Breaking at Bloomberg: The Central Bank of Russia has raised its key interest rate from 10.5 to 17 percent. This hearkens back to a post I published on Friday regarding divergence among central banks with regard to monetary policy stance. Some face looming deflation (or at least disinflation), like the ECB and Bank of Japan. Others allegedly face inflation, like the Fed (though I’ve expressed my disillusionment with that theory in that same post I cite above). The Central Bank of Russia obviously falls into the latter camp.

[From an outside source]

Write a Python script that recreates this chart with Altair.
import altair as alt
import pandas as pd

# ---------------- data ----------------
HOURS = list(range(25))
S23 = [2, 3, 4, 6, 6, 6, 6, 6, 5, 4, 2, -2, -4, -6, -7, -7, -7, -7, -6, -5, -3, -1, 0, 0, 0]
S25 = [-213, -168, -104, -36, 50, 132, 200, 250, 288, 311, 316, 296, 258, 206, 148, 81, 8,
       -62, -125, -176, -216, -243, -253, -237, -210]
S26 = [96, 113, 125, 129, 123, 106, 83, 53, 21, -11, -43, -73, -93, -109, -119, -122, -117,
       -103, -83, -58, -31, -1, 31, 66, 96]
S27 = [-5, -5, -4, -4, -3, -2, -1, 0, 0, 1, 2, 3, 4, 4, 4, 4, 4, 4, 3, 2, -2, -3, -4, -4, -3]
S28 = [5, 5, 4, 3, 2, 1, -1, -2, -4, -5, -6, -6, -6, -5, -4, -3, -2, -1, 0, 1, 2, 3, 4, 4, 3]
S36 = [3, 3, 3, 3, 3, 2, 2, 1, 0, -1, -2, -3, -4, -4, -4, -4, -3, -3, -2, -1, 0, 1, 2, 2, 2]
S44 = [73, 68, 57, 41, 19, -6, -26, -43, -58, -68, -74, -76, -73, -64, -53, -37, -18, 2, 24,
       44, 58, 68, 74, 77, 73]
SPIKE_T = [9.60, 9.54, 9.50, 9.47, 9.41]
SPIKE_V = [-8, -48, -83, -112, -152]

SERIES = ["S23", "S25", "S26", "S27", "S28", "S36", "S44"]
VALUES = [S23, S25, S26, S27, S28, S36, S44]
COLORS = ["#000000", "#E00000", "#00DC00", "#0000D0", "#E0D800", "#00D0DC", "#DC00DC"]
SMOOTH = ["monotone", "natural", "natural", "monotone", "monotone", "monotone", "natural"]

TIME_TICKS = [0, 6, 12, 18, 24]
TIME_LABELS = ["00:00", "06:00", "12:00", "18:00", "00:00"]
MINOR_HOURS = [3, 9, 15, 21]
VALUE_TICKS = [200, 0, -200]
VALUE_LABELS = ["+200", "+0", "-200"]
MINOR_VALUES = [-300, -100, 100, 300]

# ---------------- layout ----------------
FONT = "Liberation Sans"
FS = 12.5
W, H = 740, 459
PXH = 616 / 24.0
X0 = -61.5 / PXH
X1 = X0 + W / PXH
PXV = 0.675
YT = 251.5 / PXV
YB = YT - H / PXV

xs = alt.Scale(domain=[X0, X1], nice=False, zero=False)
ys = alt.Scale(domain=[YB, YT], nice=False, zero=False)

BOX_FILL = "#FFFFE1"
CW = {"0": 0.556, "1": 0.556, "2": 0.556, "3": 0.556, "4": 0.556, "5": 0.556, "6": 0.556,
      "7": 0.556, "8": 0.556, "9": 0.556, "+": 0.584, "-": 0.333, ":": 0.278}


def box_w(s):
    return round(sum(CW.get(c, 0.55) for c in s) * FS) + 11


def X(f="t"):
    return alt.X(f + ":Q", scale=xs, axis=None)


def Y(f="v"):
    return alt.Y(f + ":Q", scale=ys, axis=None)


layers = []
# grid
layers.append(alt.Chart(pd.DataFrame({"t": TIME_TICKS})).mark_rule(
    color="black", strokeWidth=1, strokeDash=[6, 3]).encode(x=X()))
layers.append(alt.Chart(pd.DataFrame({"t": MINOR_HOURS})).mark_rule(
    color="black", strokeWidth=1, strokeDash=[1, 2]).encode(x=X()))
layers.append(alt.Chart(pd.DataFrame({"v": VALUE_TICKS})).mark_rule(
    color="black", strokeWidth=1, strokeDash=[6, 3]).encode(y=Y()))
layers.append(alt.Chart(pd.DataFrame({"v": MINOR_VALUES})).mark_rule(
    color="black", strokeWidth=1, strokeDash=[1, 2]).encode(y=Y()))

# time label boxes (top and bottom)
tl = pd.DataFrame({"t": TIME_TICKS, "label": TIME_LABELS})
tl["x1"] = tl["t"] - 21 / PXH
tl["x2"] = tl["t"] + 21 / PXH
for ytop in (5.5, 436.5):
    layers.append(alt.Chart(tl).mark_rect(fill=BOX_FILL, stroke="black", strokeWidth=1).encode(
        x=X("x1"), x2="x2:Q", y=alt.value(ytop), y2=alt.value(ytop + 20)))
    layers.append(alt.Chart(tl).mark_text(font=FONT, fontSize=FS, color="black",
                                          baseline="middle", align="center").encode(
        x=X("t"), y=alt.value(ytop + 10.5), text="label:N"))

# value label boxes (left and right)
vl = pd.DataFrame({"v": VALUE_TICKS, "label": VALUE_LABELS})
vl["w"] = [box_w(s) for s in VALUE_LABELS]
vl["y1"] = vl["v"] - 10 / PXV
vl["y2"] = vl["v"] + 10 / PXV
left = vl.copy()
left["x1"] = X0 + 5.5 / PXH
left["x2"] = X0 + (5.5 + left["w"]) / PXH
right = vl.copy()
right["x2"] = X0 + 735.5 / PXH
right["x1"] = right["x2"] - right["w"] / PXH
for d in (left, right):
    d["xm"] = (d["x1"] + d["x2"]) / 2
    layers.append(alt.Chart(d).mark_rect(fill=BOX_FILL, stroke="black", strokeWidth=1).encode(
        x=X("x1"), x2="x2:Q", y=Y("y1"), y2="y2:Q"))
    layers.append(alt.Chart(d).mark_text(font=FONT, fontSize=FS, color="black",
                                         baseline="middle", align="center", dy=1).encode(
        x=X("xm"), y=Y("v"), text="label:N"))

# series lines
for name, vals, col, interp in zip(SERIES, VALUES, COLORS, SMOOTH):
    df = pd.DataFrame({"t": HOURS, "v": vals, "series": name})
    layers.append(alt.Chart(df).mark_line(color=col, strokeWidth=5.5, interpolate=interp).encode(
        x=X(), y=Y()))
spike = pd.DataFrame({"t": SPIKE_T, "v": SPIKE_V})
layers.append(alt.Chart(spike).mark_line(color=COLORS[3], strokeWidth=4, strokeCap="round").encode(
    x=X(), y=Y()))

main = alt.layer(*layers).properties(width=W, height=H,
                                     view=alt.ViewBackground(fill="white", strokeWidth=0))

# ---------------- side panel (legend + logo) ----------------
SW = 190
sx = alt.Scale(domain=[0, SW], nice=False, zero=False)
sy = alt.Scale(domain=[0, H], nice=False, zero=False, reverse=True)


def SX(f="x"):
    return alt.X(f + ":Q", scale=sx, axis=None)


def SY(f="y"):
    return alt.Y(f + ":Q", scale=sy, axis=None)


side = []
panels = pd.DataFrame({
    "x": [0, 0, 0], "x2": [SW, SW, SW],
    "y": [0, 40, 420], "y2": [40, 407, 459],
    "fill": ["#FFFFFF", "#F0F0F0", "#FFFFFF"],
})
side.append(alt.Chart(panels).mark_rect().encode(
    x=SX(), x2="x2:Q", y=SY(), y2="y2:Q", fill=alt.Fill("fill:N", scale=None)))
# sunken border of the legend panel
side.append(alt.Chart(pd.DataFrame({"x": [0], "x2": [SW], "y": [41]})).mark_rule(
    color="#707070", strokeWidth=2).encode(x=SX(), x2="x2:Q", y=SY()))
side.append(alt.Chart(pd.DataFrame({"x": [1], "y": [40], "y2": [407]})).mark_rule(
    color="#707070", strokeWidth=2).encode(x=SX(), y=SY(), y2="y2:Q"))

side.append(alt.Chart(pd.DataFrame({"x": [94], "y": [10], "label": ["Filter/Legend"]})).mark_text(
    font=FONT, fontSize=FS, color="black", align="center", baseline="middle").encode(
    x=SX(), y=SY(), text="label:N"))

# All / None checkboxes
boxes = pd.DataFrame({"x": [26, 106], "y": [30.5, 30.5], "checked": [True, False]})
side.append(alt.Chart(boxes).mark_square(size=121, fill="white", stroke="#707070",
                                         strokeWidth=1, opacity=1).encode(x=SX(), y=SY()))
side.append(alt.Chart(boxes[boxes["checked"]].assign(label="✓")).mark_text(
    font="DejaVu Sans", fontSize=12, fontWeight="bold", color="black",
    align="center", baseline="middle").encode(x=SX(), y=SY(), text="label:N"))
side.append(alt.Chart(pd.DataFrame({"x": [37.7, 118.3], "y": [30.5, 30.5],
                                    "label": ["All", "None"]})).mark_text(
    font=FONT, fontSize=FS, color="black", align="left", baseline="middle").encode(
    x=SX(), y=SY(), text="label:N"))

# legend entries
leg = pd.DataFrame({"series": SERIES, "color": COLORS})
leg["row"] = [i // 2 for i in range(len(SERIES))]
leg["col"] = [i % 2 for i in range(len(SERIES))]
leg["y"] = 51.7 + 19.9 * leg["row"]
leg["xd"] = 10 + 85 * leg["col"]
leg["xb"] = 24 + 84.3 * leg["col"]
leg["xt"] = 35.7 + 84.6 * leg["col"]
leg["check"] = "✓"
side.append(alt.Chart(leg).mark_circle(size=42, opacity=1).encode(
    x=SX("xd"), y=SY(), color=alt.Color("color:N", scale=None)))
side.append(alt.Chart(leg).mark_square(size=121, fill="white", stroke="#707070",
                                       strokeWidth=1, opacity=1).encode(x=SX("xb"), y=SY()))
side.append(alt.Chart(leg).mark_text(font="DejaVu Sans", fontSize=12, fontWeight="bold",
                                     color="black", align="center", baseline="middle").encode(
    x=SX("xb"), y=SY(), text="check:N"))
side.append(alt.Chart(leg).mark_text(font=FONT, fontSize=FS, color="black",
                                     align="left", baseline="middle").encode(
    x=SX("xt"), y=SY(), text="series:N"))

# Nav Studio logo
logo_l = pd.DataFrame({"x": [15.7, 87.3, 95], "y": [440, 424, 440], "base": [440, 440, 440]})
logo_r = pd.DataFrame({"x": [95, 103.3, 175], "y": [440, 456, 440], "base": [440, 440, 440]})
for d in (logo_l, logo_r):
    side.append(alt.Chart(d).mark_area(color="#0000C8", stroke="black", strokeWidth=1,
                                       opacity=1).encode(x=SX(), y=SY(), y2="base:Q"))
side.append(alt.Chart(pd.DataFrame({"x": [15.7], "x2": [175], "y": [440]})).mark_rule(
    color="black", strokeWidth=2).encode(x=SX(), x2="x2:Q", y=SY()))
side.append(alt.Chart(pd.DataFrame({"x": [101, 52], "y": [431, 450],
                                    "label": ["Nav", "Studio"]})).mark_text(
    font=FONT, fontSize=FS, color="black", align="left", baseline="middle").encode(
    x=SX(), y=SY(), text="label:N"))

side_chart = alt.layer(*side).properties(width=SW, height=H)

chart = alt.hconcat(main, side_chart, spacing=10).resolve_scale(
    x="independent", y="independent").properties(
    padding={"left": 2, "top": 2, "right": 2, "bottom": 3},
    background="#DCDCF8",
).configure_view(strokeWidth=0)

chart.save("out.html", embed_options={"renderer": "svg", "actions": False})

Interestingly, the Central Bank of Russia cites existing sanctions on Russia in the first paragraph of its December Summary. Might this hint at more aggressive action to come on the part of Putin to remove these sanctions? The Summary also predicts -4.5% to -4.7% GDP growth in 2015 should oil prices remain at $60 per barrel through 2017. In short, disaster looms. A Washington Post headline tonight literally says “Russia’s economy is doomed.”
I’d like to research the interest rates moves that led up to this hike. I’d like to look for similarities with the Fed’s monetary stance—whether we can learn anything from Russia’s experience with monetary easing that applies in the U.S. I’ll do that tomorrow.
On a related note, that Summary is horribly written (or at least horribly translated). Can they not afford a professional?